The same earthen material becomes the figure of God's prerogative. "Will the potter be esteemed as clay; that the thing made should say of him who made it, He didn't make me; or the thing formed say of him who formed it, He has no understanding?" (Isa 29:16). "Woe to him who strives with his Maker! A potsherd among the potsherds of the earth! Will the clay say to him who fashions it, What do you make? Or your work, He has no hands?" (Isa 45:9). The figure is then claimed: "But now, O Yahweh, you are our Father; we are the clay, and you our potter; and all of us are the work of your hand" (Isa 64:8). Yahweh applies it to the nation: "as the clay in the potter's hand, so are you⁺ in my hand, O house of Israel" (Je 18:6). Sirach generalizes: "As the clay of the potter in his hand, All his ways are according to his good pleasure; So men are in the hand of him who made them, To render to them according to his judgement" (Sir 33:13). And in the mundane workshop the same craft holds: "With his arm he fashions the clay, And he bends its strength before his feet; He applies his heart to finish the glazing, And his diligence is to clean the furnace" (Sir 38:30). Paul carries the figure into the new covenant: "has not the potter a right over the clay, from the same lump to make one part a vessel to honor, and another to shame?" (Ro 9:21).
Dust as Mourning Sign
Because earth is what man is, dust on the head is the body's answer to grief. Joshua and the elders, after defeat, "put dust on their heads" (Jos 7:6). Job's friends sat with him after sprinkling "dust on their heads toward heaven" (Job 2:12). The elders of Zion at the city's fall "have cast up dust on their heads; they have girded themselves with sackcloth" (La 2:10); the seafaring nations of Tyre's lament "will cast up dust on their heads, they will wallow themselves in the ashes" (Eze 27:30); merchants of fallen Babylon "cast dust on their heads, and cried out, weeping and mourning" (Re 18:19). Maccabees carries the same gesture: "Jonathan rent his garments, and cast earth on his head, and prayed" (1Ma 11:71).

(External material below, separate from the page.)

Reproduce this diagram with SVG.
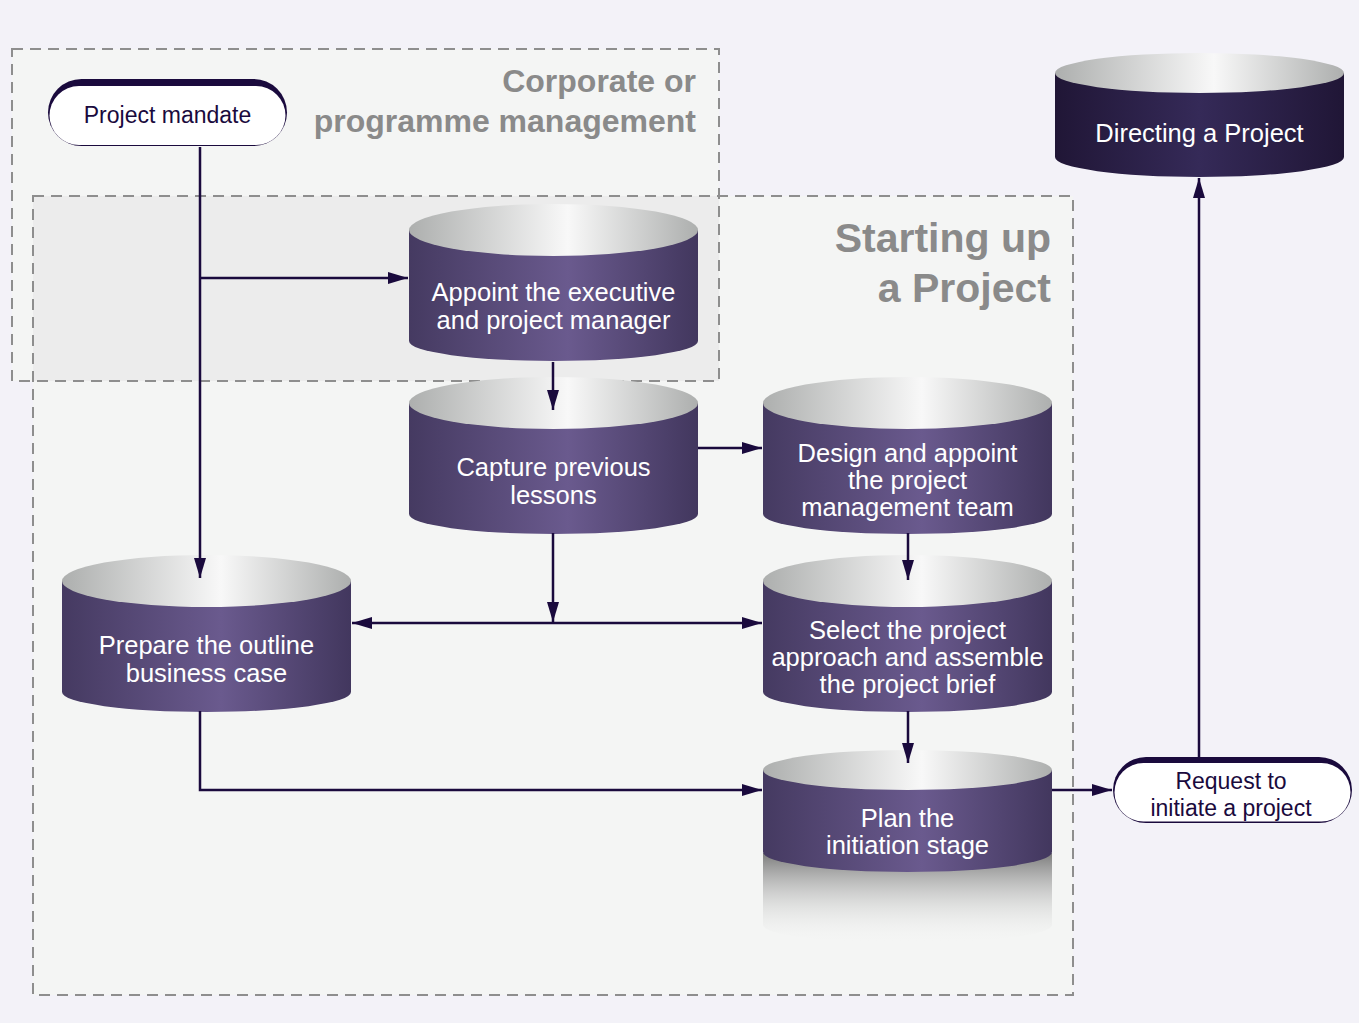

A Cursed Ground, A Groaning Creation
The earth is not in the state for which it was made. To Adam: "cursed is the ground for your sake; in toil you will eat of it all the days of your life; thorns also and thistles it will bring forth to you" (Ge 3:17-18). Paul reads the cosmos through that curse: "the creation was subjected to vanity, not of its own will, but by reason of him who subjected it, in hope that the creation itself also will be delivered from the slavery of corruption into the liberty of the glory of the children of God. For we know that the whole creation groans and travails in pain together until now" (Ro 8:20-22).
Perpetuity
Within history the earth is durable. "One generation goes, and another generation comes; but the earth remains forever" (Ec 1:4). It is the standing image of permanence: Yahweh "built his sanctuary like the heights, Like the earth which he has established forever" (Ps 78:69). And of the foundations: he "laid the foundations of the earth, That it should not be moved forever" (Ps 104:5). Habakkuk's measuring divine "Speech" finds the "eternal mountains," the "everlasting hills" (Hab 3:6).
Destruction
Yet the earth's permanence is relative, not absolute. Isaiah pairs heavens and earth in a contrast with salvation: "the heavens will vanish away like smoke, and the earth will wax old like a garment; and those who dwell in it will die in like manner: but my salvation will be forever" (Isa 51:6). Hebrews uses the same image of the Son's enduring against the earth's wear: "They will perish; but you continue: And they will all wear out as does a garment; And as a mantle you will roll them up, As a garment, and they will be changed: But you are the same, And your years will not fail" (Heb 1:11-12). The Synoptic word agrees: "Heaven and earth will pass away: but my words will definitely not pass away" (Mr 13:31), and again, "Heaven and earth will pass away: but my words will not pass away" (Lu 21:33). Peter's "day of the Lord" elaborates: "the heavens will pass away with a great noise, and the elements will be dissolved with fervent heat, and the earth and the works that are in it will not be found... the heavens being on fire will be dissolved, and the elements will melt with fervent heat" (2Pe 3:10, 12). At the throne-vision: "from whose face the earth and the heaven fled away; and there was found no place for them" (Re 20:11).
A New Earth
The same prophets who see the first earth pass speak of one to come. "For, look, I create new heavens and a new earth; and the former things will not be remembered, nor come into mind" (Isa 65:17). Its endurance is promised: "as the new heavens and the new earth, which I will make, will remain before me, says Yahweh, so will your⁺ seed and your⁺ name remain" (Isa 66:22). Peter joins the destruction to that promise: "according to his promise, we look for new heavens and a new earth, in which righteousness dwells" (2Pe 3:13). And John sees what was promised: "I saw a new heaven and a new earth: for the first heaven and the first earth had passed away; and the sea is no more" (Re 21:1).